Sophia Ripley

Sophia Willard Dana Ripley (1803–1861), wife of George Ripley, was a 19th-century feminist associated with Transcendentalism and the Brook Farm community.

Biography

She was born Sophia Willard Dana in 1803. Her father traveled abroad often and left his daughters to fend for themselves. In 1823, during one of his trips, the Dana sisters decided to earn their own living by teaching. In Cambridge, Massachusetts, they established a girl's school; Sophia Dana served as the principal teacher.[1]
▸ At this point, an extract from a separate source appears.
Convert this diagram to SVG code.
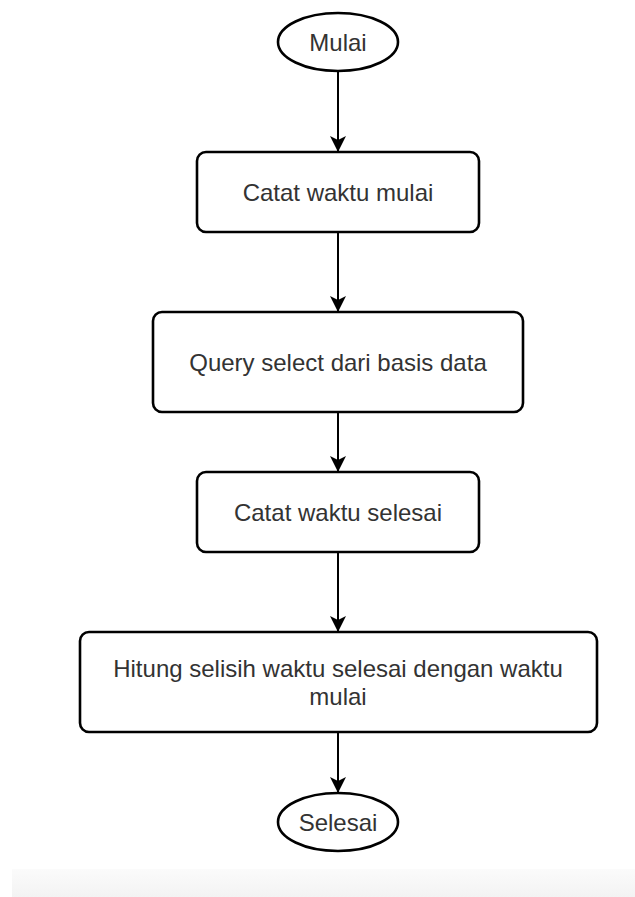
<svg xmlns="http://www.w3.org/2000/svg" width="635" height="897" viewBox="0 0 635 897">
  <style>
    .shape { fill: #ffffff; stroke: #000000; stroke-width: 2.6; }
    .label { font-family: "Liberation Sans", Arial, sans-serif; font-size: 24px; fill: #333333; text-anchor: middle; }
    .conn { stroke: #000000; stroke-width: 2; fill: none; marker-end: url(#arrow); }
  </style>
  <defs>
    <marker id="arrow" markerUnits="userSpaceOnUse" markerWidth="18" markerHeight="18" refX="16" refY="8" orient="auto">
      <path d="M0,0 L16,8 L0,16 L4,8 Z" fill="#000000" stroke="none"/>
    </marker>
    <linearGradient id="band" x1="0" y1="0" x2="0" y2="1">
      <stop offset="0" stop-color="#fbfbfb"/>
      <stop offset="1" stop-color="#f3f3f3"/>
    </linearGradient>
  </defs>
  <rect x="0" y="0" width="635" height="897" fill="#ffffff"/>
  <rect x="12" y="869" width="623" height="28" fill="url(#band)"/>

  <g id="connectors">
    <line class="conn" x1="338" y1="71" x2="338" y2="152"/>
    <line class="conn" x1="338" y1="232" x2="338" y2="312"/>
    <line class="conn" x1="338" y1="412" x2="338" y2="472"/>
    <line class="conn" x1="338" y1="552" x2="338" y2="632"/>
    <line class="conn" x1="338" y1="732" x2="338" y2="793"/>
  </g>

  <g id="mulai">
    <ellipse class="shape" cx="338" cy="42" rx="60" ry="29"/>
    <text class="label" x="338" y="51">Mulai</text>
  </g>
  <g id="catat-mulai">
    <rect class="shape" x="197" y="152" width="282" height="80" rx="9"/>
    <text class="label" x="338" y="200.5">Catat waktu mulai</text>
  </g>
  <g id="query">
    <rect class="shape" x="153" y="312" width="370" height="100" rx="9"/>
    <text class="label" x="338" y="370.5">Query select dari basis data</text>
  </g>
  <g id="catat-selesai">
    <rect class="shape" x="197" y="472" width="282" height="80" rx="9"/>
    <text class="label" x="338" y="520.5">Catat waktu selesai</text>
  </g>
  <g id="hitung">
    <rect class="shape" x="80" y="632" width="517" height="100" rx="9"/>
    <text class="label" x="338" y="676.5">Hitung selisih waktu selesai dengan waktu</text>
    <text class="label" x="338" y="704.5">mulai</text>
  </g>
  <g id="selesai">
    <ellipse class="shape" cx="338" cy="822" rx="60" ry="29"/>
    <text class="label" x="338" y="830.5">Selesai</text>
  </g>
</svg>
She first met George Ripley during his final year as a student at the Harvard Divinity School in 1825.[2] In 1826, they became engaged, though Ripley did not tell his parents right away. He asked his sister Marianne to inform them, assuring them that their relationship was not based on "any romantic or sudden passion" but on "intellectual power, moral worth, deep and true Christian piety, and refinement and dignity of character".[3] They were officially married on August 22, 1827, in a ceremony presided over by Abiel Holmes.[4]
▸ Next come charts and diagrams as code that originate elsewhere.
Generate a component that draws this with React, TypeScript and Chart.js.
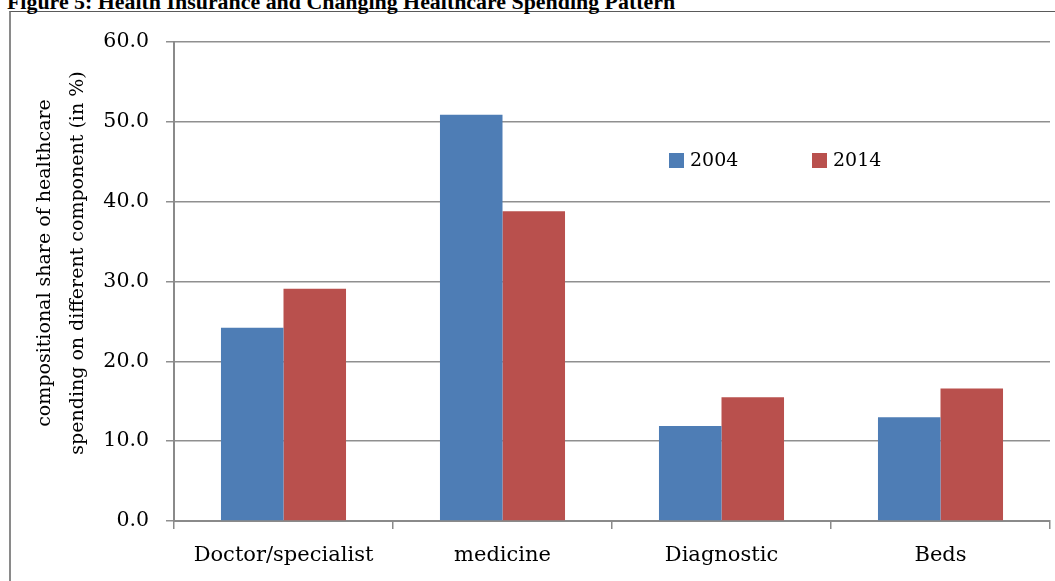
import React, { useEffect, useRef } from "react";
import { Chart, registerables } from "chart.js";

Chart.register(...registerables);

const TITLE = "Figure 5: Health Insurance and Changing Healthcare Spending Pattern";
const categories = ["Doctor/specialist", "medicine", "Diagnostic", "Beds"];
const seriesLabels = ["2004", "2014"];
const values2004 = [24.2, 50.9, 11.9, 13.0];
const values2014 = [29.1, 38.8, 15.5, 16.6];
const yTitleLines = ["compositional share of healthcare", "spending on different component (in %)"];
const colors = ["#4E7DB5", "#B9504D"];

const FONT = "'DejaVu Serif', serif";

const W = 1055;
const H = 581;

const axisTitlePlugin = {
  id: "axisTitlePlugin",
  afterDraw(chart: any) {
    const ctx = chart.ctx;
    ctx.save();
    ctx.fillStyle = "#000";
    ctx.font = `19px ${FONT}`;
    ctx.textAlign = "center";
    ctx.textBaseline = "middle";
    const xs = [45, 78];
    const cy = 263;
    yTitleLines.forEach((line, i) => {
      ctx.save();
      ctx.translate(xs[i], cy);
      ctx.rotate(-Math.PI / 2);
      ctx.fillText(line, 0, 0);
      ctx.restore();
    });
    ctx.restore();
  },
};

const innerLegendPlugin = {
  id: "innerLegendPlugin",
  afterDraw(chart: any) {
    const ctx = chart.ctx;
    const area = chart.chartArea;
    const offsets = [495, 638];
    ctx.save();
    ctx.font = `19px ${FONT}`;
    ctx.textBaseline = "middle";
    ctx.textAlign = "left";
    chart.data.datasets.forEach((ds: any, i: number) => {
      const x = area.left + offsets[i];
      const y = 153;
      ctx.fillStyle = ds.backgroundColor;
      ctx.fillRect(x, y, 15, 15);
      ctx.fillStyle = "#000";
      ctx.fillText(ds.label, x + 21, y + 8);
    });
    ctx.restore();
  },
};

export default function App() {
  const canvasRef = useRef<HTMLCanvasElement | null>(null);

  useEffect(() => {
    if (!canvasRef.current) return;
    const chart = new Chart(canvasRef.current, {
      type: "bar",
      data: {
        labels: categories,
        datasets: [
          {
            label: seriesLabels[0],
            data: values2004,
            backgroundColor: colors[0],
            borderWidth: 0,
            categoryPercentage: 0.571,
            barPercentage: 1.0,
          },
          {
            label: seriesLabels[1],
            data: values2014,
            backgroundColor: colors[1],
            borderWidth: 0,
            categoryPercentage: 0.571,
            barPercentage: 1.0,
          },
        ],
      },
      options: {
        responsive: false,
        animation: false,
        devicePixelRatio: 1,
        layout: { padding: { top: 42, left: 0, right: 5, bottom: 0 } },
        plugins: {
          legend: { display: false },
          title: { display: false },
          tooltip: { enabled: false },
        },
        scales: {
          x: {
            grid: {
              display: true,
              drawOnChartArea: false,
              drawTicks: true,
              tickLength: 8,
              offset: true,
              color: "#8a8a8a",
              lineWidth: 1.5,
            },
            border: { display: true, color: "#8a8a8a", width: 2 },
            ticks: {
              color: "#000",
              font: { family: FONT, size: 21 },
              padding: 14,
              maxRotation: 0,
              autoSkip: false,
            },
            afterFit(scale: any) {
              scale.height = 60;
            },
          },
          y: {
            min: 0,
            max: 60,
            grid: {
              color: "#8f8f8f",
              lineWidth: 1.5,
              drawTicks: true,
              tickLength: 8,
            },
            border: { display: true, color: "#8a8a8a", width: 2 },
            ticks: {
              stepSize: 10,
              color: "#000",
              font: { family: FONT, size: 20.5 },
              padding: 17,
              callback: (v: any) => Number(v).toFixed(1),
            },
            afterFit(scale: any) {
              scale.width = 174;
            },
          },
        },
      },
      plugins: [axisTitlePlugin, innerLegendPlugin],
    });
    return () => chart.destroy();
  }, []);

  return (
    <div
      style={{
        position: "fixed",
        left: 0,
        top: 0,
        width: W,
        height: H,
        overflow: "hidden",
        background: "#fff",
      }}
    >
      <div
        style={{
          position: "absolute",
          left: 9,
          top: 11,
          width: 2000,
          height: 2000,
          borderLeft: "2px solid #8a8a8a",
          borderTop: "1px solid #5a5a5a",
        }}
      />
      <div
        style={{
          position: "absolute",
          left: 7,
          top: -8,
          fontFamily: "'Liberation Serif', serif",
          fontWeight: "bold",
          fontSize: 21.9,
          lineHeight: "20px",
          whiteSpace: "nowrap",
          color: "#000",
        }}
      >
        {TITLE}
      </div>
      <canvas
        ref={canvasRef}
        width={W}
        height={H}
        style={{ position: "absolute", left: 0, top: 0, width: W, height: H }}
      />
    </div>
  );
}
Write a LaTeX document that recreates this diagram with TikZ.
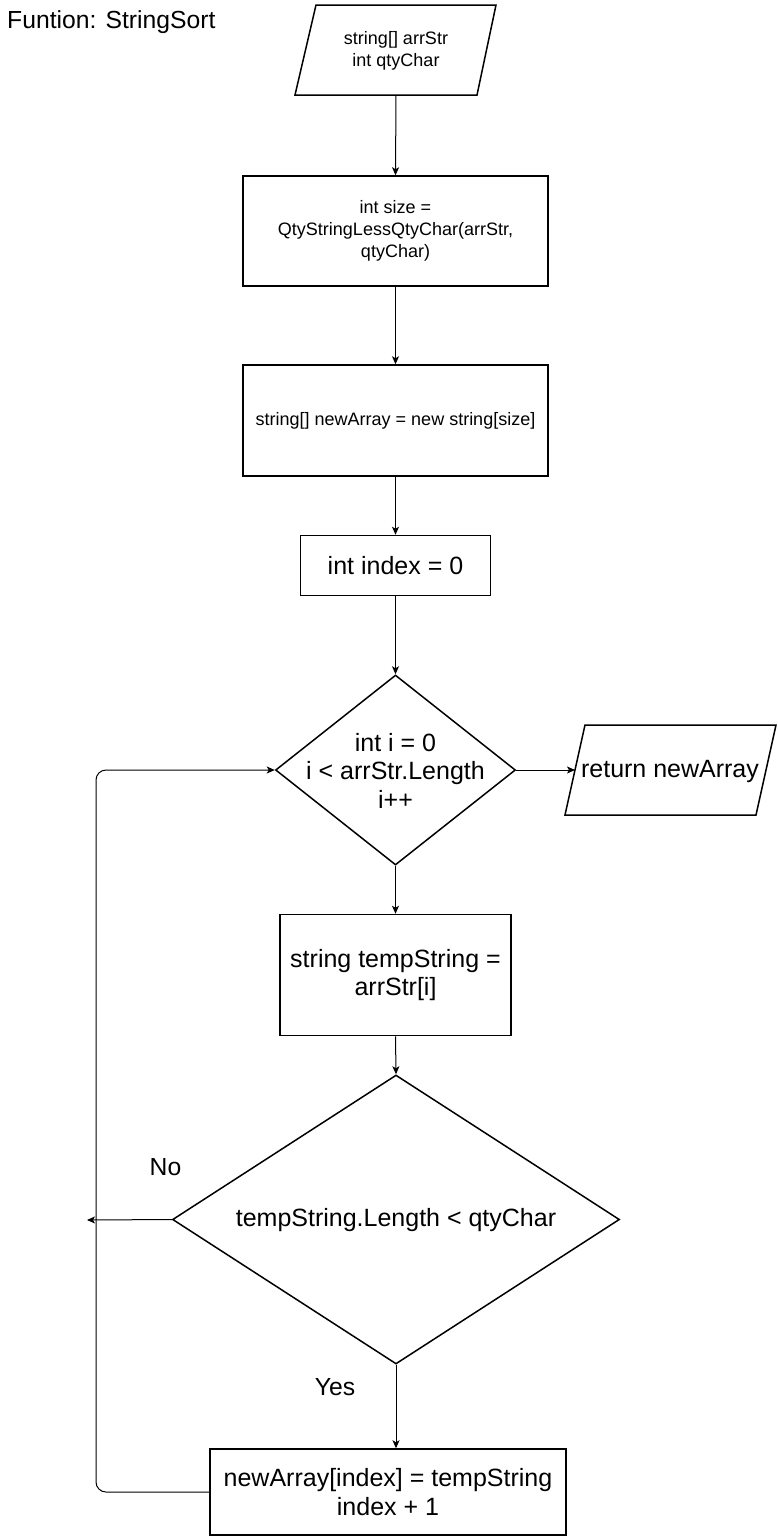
\documentclass[tikz,border=0pt]{standalone}
\usepackage{fontspec}
\setmainfont{Liberation Sans}
\usetikzlibrary{arrows.meta,shapes.geometric}
\begin{document}
\begin{tikzpicture}[x=1pt,y=-1pt,
  shapeline/.style={draw, line width=1.5pt},
  box/.style={shapeline, inner sep=0pt, align=center},
  small/.style={font=\fontsize{18}{21.7}\selectfont, align=center},
  big/.style={font=\fontsize{25}{28.5}\selectfont, align=center},
  conn/.style={line width=1pt, -{Stealth[length=8pt,width=7pt,inset=2pt]}},
  lbl/.style={inner sep=0pt, font=\fontsize{24.7}{28.5}\selectfont}]

\useasboundingbox (0,0) rectangle (777,1537);

% title
\node[lbl, anchor=west] (title) at (7,22) {Funtion: StringSort};

% input parallelogram
\draw[shapeline] (295,95) -- (316,5) -- (496,5) -- (477,95) -- cycle;
\node[small] (p1) at (396,51) {string[] arrStr\\int qtyChar};
\coordinate (p1b) at (396,95);

% process boxes
\node[box, small, minimum width=305pt, minimum height=110pt] (r1) at (395.5,231)
  {int size =\\QtyStringLessQtyChar(arrStr,\\qtyChar)};
\node[box, small, minimum width=305pt, minimum height=111pt] (r2) at (395.5,420.5)
  {string[] newArray = new string[size]};
\node[box, big, minimum width=190pt, minimum height=60pt] (r3) at (395.5,565.5)
  {int index = 0};

% loop diamond
\node[shapeline, diamond, inner sep=0pt, minimum width=240pt, minimum height=190pt] (d1) at (395.5,770) {};
\node[big] (d1t) at (395.5,770.5) {int i = 0\\i < arrStr.Length\\i++};

% output parallelogram
\draw[shapeline] (565,815) -- (585,725) -- (776,725) -- (756,815) -- cycle;
\node[big] (ret) at (670,771) {return newArray};
\coordinate (retL) at (575,770);

\node[box, big, minimum width=231pt, minimum height=121pt] (r4) at (395.5,975)
  {string tempString =\\arrStr[i]};

% condition diamond
\node[shapeline, diamond, inner sep=0pt, minimum width=447pt, minimum height=289pt] (d2) at (396,1219.5) {};
\node[big] (d2t) at (396,1220) {tempString.Length < qtyChar};

\node[box, big, minimum width=356pt, minimum height=86pt] (r5) at (388,1492)
  {newArray[index] = tempString\\index + 1};

% labels
\node[lbl] (no) at (165.5,1167) {No};
\node[lbl] (yes) at (335,1387) {Yes};

% loop coordinates
\coordinate (noend) at (87,1220);
\coordinate (lb) at (96,1492);
\coordinate (lt) at (96,770);

% connectors
\draw[conn] (p1b) -- (r1.north);
\draw[conn] (r1.south) -- (r2.north);
\draw[conn] (r2.south) -- (r3.north);
\draw[conn] (r3.south) -- (d1.north);
\draw[conn] (d1.east) -- (retL);
\draw[conn] (d1.south) -- (r4.north);
\draw[conn] (r4.south) -- (d2.north);
\draw[conn] (d2.south) -- (d2.south |- r5.north);
\draw[conn] (d2.west) -- (noend);
\draw[conn, rounded corners=10pt] (r5.west) -- (lb) -- (lt) -- (d1.west);
\end{tikzpicture}
\end{document}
Mrs. Ripley became a friend of Margaret Fuller and was one of the women to attend Fuller's first series of "conversations".[5] Fuller explained to Ripley her goals: "It is to pass in review the departments of thought and knowledge, and endeavor to place them in due relation to one another in our mind. To systemize thought and give precision and clearness in which are sex are so deficient, chiefly, I think, because they have so few inducements to test and classify what they receive. To ascertain what pursuits are best suited to us".[6] Ripley was also among the few regular women guests of the male-dominated Transcendental Club in the 1830s, and she published an essay on women in The Dial. In July 1841, she The Dial published a letter from Ripley called "Letter from Zoar", an account of her experience visiting a communistic society of "Separatists" in Zoar, Ohio in 1837.[7]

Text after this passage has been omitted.